Set to open next month, the Parakiore Recreation and Sport Centre will serve as New Zealand’s premier destination for community recreation, aquatic sport, and elite training.
It features a 50-metre competition pool, separate dive pool, a suite of hydroslides and leisure pools as well as multiple indoor courts, including a show court with seating for 2500 spectators. The facility is remarkable for its scale and engineering excellence, particularly when it comes to innovation, with CPB Contractors pioneering a number of ground-breaking solutions to enable sustainable future operations for the high-performance centre.
One example is Parakiore Recreation and Sport Centre’s mechanical system, which harnesses renewable energy from the nearby Southern Interceptor wastewater line. Wastewater is diverted through a pump station, macerator and heat exchanger before circulating back through the wastewater line, which runs alongside the building. Energy is recovered via the exchanger into the building’s mechanical water system to meet the aquatic centre’s high heating demands. The system recovers wastewater energy to produce chilled and heating water simultaneously – delivering 60C chilled water and 50oC heating water for pool and building operations. The opportunity to reject heat from the building on long hot summer days is also available.
This approach can offset up to 3 MW of energy that would otherwise need to be generated through traditional means, reducing the carbon footprint and operating costs of the facility. The wastewater heat recovery system demonstrates practical, site-specific innovation – turning a waste stream into a reliable, renewable energy source for year-round comfort and sustainability.
The first system of its kind in New Zealand and the largest in Australasia, CPB Contractors Project Engineer, Rory Lawn worked with the project team and specialist contractors to create the purpose-built system, which significantly increases the efficiency of the aquatic facility.

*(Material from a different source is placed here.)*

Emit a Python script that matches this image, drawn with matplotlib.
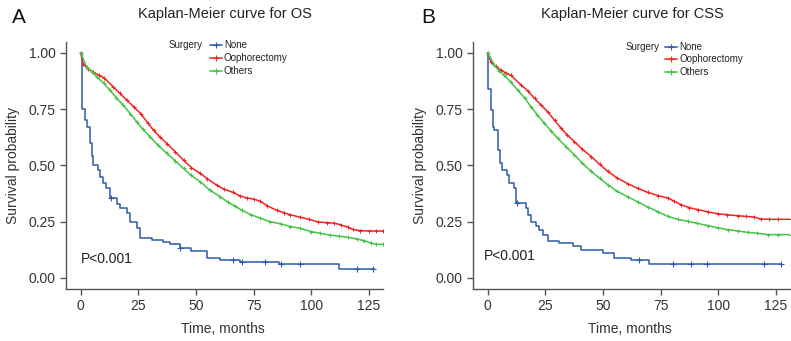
"""
Kaplan-Meier curves (OS and CSS) by surgery type, two panels side by side.
"""

import matplotlib
matplotlib.use("Agg")
import matplotlib.pyplot as plt
from matplotlib.lines import Line2D

plt.rcParams['font.family'] = ['Liberation Sans', 'DejaVu Sans']

W, H = 791, 341

groups = ["None", "Oophorectomy", "Others"]
colors = ["#2b5ba8", "#ee2424", "#45c345"]

# ---- OS (panel A)
os_none_t = [0, 0.4, 0.7, 1.9, 2.6, 4.0, 4.8, 5.5, 7.4, 8.4, 9.8, 10.9, 12.7, 15.7, 17.1,
             20.0, 21.4, 24.3, 25.8, 31, 35.5, 38.8, 43, 48, 54.8, 60.6, 69.3, 85.9, 112, 127.2]
os_none_s = [1.0, 0.84, 0.75, 0.70, 0.67, 0.60, 0.54, 0.50, 0.48, 0.45, 0.42, 0.40, 0.355, 0.33, 0.31,
             0.29, 0.25, 0.22, 0.177, 0.17, 0.16, 0.148, 0.133, 0.118, 0.089, 0.081, 0.069, 0.059, 0.04, 0.04]
os_none_cens = [13, 43, 66, 70, 80, 87, 95, 120, 127]

os_oo_t = [0, 1, 3, 5.5, 8, 10, 14, 17, 20, 23, 26, 29, 31.6, 34.5, 37.4, 41, 44.6, 48, 51.9, 55,
           59, 62, 66, 69, 72, 75, 78, 81, 85, 88, 91, 95, 99, 103, 107, 110, 113, 116, 118, 121,
           125, 128, 131.3]
os_oo_s = [1.0, 0.95, 0.93, 0.915, 0.90, 0.89, 0.85, 0.82, 0.79, 0.76, 0.73, 0.69, 0.656, 0.625,
           0.597, 0.56, 0.523, 0.49, 0.464, 0.44, 0.412, 0.395, 0.38, 0.365, 0.355, 0.35, 0.34, 0.32,
           0.30, 0.29, 0.28, 0.27, 0.26, 0.248, 0.245, 0.243, 0.235, 0.225, 0.215, 0.21, 0.208,
           0.208, 0.208]

os_ot_t = [0, 2.6, 5, 7, 10, 12.7, 15.5, 18.5, 21.5, 24.3, 27, 30.1, 33.5, 37.4, 41, 44.6, 48,
           51.9, 56, 60.6, 64, 67, 70, 74, 78, 82, 86.7, 91, 95.3, 100, 104, 108, 112, 116, 120,
           123, 126, 128, 131.3]
os_ot_s = [1.0, 0.937, 0.915, 0.893, 0.865, 0.834, 0.80, 0.767, 0.73, 0.693, 0.66, 0.627, 0.59,
           0.553, 0.52, 0.486, 0.455, 0.427, 0.39, 0.36, 0.335, 0.318, 0.30, 0.28, 0.265, 0.25,
           0.24, 0.228, 0.22, 0.205, 0.198, 0.19, 0.185, 0.18, 0.172, 0.165, 0.155, 0.149, 0.149]

# ---- CSS (panel B)
css_none_t = [0, 0.3, 1.2, 2.2, 2.9, 4.6, 5.4, 6.1, 8.4, 9.4, 11.6, 12.3, 16.6, 17.4, 18.8, 21,
              22.4, 23.9, 26, 30.9, 36.8, 40.4, 49.8, 54.8, 62, 70, 127.2]
css_none_s = [1.0, 0.838, 0.746, 0.67, 0.657, 0.569, 0.51, 0.48, 0.458, 0.42, 0.40, 0.332, 0.31,
              0.28, 0.25, 0.229, 0.214, 0.192, 0.165, 0.155, 0.14, 0.125, 0.11, 0.089, 0.077,
              0.059, 0.059]
css_none_cens = [12.8, 65.5, 80.2, 88, 95, 120, 127.2]

css_oo_t = [0, 1.4, 3.5, 5.8, 8, 10.1, 14.5, 17.5, 20.3, 23, 26, 29, 31.8, 34.5, 37.6, 41, 44.9,
            48.5, 52.1, 56, 60.8, 65, 69.4, 74, 78.1, 81, 83.9, 87.5, 91.1, 95.5, 99.8, 104,
            108.5, 112, 115.7, 118.6, 122, 126, 131.5]
css_oo_s = [1.0, 0.96, 0.94, 0.923, 0.91, 0.90, 0.857, 0.83, 0.798, 0.77, 0.738, 0.70, 0.665,
            0.635, 0.606, 0.572, 0.539, 0.505, 0.473, 0.445, 0.418, 0.398, 0.38, 0.365, 0.355,
            0.34, 0.325, 0.312, 0.303, 0.293, 0.285, 0.28, 0.276, 0.273, 0.27, 0.261, 0.26,
            0.26, 0.26]

css_ot_t = [0, 2.9, 5, 7.2, 10, 13, 16, 18.8, 21.5, 24.6, 27.5, 30.4, 34, 37.6, 41, 44.9, 48.5,
            52.1, 56, 60.8, 65, 69.4, 74, 78.1, 82.5, 86.8, 91, 95.5, 100, 104.2, 108.5, 112.8,
            117, 121.5, 126, 131.5]
css_ot_s = [1.0, 0.945, 0.92, 0.90, 0.87, 0.835, 0.80, 0.76, 0.725, 0.687, 0.653, 0.62, 0.583,
            0.547, 0.51, 0.473, 0.443, 0.414, 0.385, 0.36, 0.338, 0.315, 0.293, 0.273, 0.26,
            0.251, 0.242, 0.232, 0.222, 0.214, 0.208, 0.202, 0.198, 0.192, 0.192, 0.192]

x_ticks = [0, 25, 50, 75, 100, 125]
y_ticks = [0.0, 0.25, 0.50, 0.75, 1.00]
y_ticklabels = ["0.00", "0.25", "0.50", "0.75", "1.00"]


def fx(px):
    return px / W


def fy(py):
    return 1 - py / H


def step_at(ts, ss, t):
    # value of the step curve at time t (for placing censor marks)
    v = ss[0]
    for ti, si in zip(ts, ss):
        if ti <= t:
            v = si
    return v


def panel(ax, none_t, none_s, none_cens, oo_t, oo_s, ot_t, ot_s, title, pval_xy):
    ax.plot(none_t, none_s, drawstyle="steps-post", color=colors[0], lw=1.1)
    ax.plot(none_cens, [step_at(none_t, none_s, c) for c in none_cens], ls="none",
            marker="+", color=colors[0], ms=4, mew=0.8)
    ax.plot(oo_t, oo_s, color=colors[1], lw=1.1, marker="+", ms=3.5, mew=0.7)
    ax.plot(ot_t, ot_s, color=colors[2], lw=1.1, marker="+", ms=3.5, mew=0.7)

    ax.set_xlim(-6.4, 131.3)
    ax.set_ylim(-0.05, 1.05)
    ax.set_xticks(x_ticks)
    ax.set_yticks(y_ticks)
    ax.set_yticklabels(y_ticklabels)
    for s in ["top", "right"]:
        ax.spines[s].set_visible(False)
    for s in ["left", "bottom"]:
        ax.spines[s].set_color("#555555")
        ax.spines[s].set_linewidth(1.0)
    ax.tick_params(colors="#555555", labelcolor="#333333", labelsize=10, length=4, width=1.0)
    ax.set_xlabel("Time, months", fontsize=10, color="#333333")
    ax.set_ylabel("Survival probability", fontsize=10, color="#333333")
    ax.xaxis.set_label_coords(0.495, -0.135)
    ax.yaxis.set_label_coords(-0.145, 0.5)
    ax.text(0.501, 1.112, title, transform=ax.transAxes, ha="center", va="center",
            fontsize=10.5, color="#222222")
    ax.text(pval_xy[0], pval_xy[1], "P<0.001", ha="left", va="center", fontsize=10,
            color="#222222")


def legend(fig, sx, kx0, kx1, lx, rows):
    fig.text(fx(sx), fy(rows[0]), "Surgery", ha="right", va="center", fontsize=7, color="#222222")
    for name, col, r in zip(groups, colors, rows):
        fig.add_artist(Line2D([fx(kx0), fx(kx1)], [fy(r), fy(r)], color=col, lw=1.1))
        fig.add_artist(Line2D([fx((kx0 + kx1) / 2)], [fy(r)], color=col, marker="+",
                              ms=4, mew=0.8))
        fig.text(fx(lx), fy(r), name, ha="left", va="center", fontsize=7, color="#222222")


fig = plt.figure(figsize=(W / 100, H / 100), dpi=100)
axA = fig.add_axes([fx(66), fy(289), 317.3 / W, 247.3 / H])
axB = fig.add_axes([fx(473), fy(289), 317.3 / W, 247.3 / H])

panel(axA, os_none_t, os_none_s, os_none_cens, os_oo_t, os_oo_s, os_ot_t, os_ot_s,
      "Kaplan-Meier curve for OS", (0.1, 0.085))
panel(axB, css_none_t, css_none_s, css_none_cens, css_oo_t, css_oo_s, css_ot_t, css_ot_s,
      "Kaplan-Meier curve for CSS", (-1.7, 0.095))

legend(fig, 203, 210, 222, 224, [45, 57.7, 70.5])
legend(fig, 660, 665, 677, 679, [46.7, 59, 71.7])

fig.text(fx(12), fy(17.5), "A", ha="left", va="center", fontsize=15, color="#111111")
fig.text(fx(421), fy(17.5), "B", ha="left", va="center", fontsize=15, color="#111111")

fig.savefig("out.png", dpi=100)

“Parakiore Recreation and Sport Centre is the largest facility of its kind in New Zealand, with heating required for multiple areas, including the aquatic water facilities, the internal air temperature and floor heating. This dynamic and large-scale system creates the greatest possible energy efficiency to support those requirements on the coldest days, with the system also enabled to reject heating from the building if the building’s cooling demand increases through periods in summer.”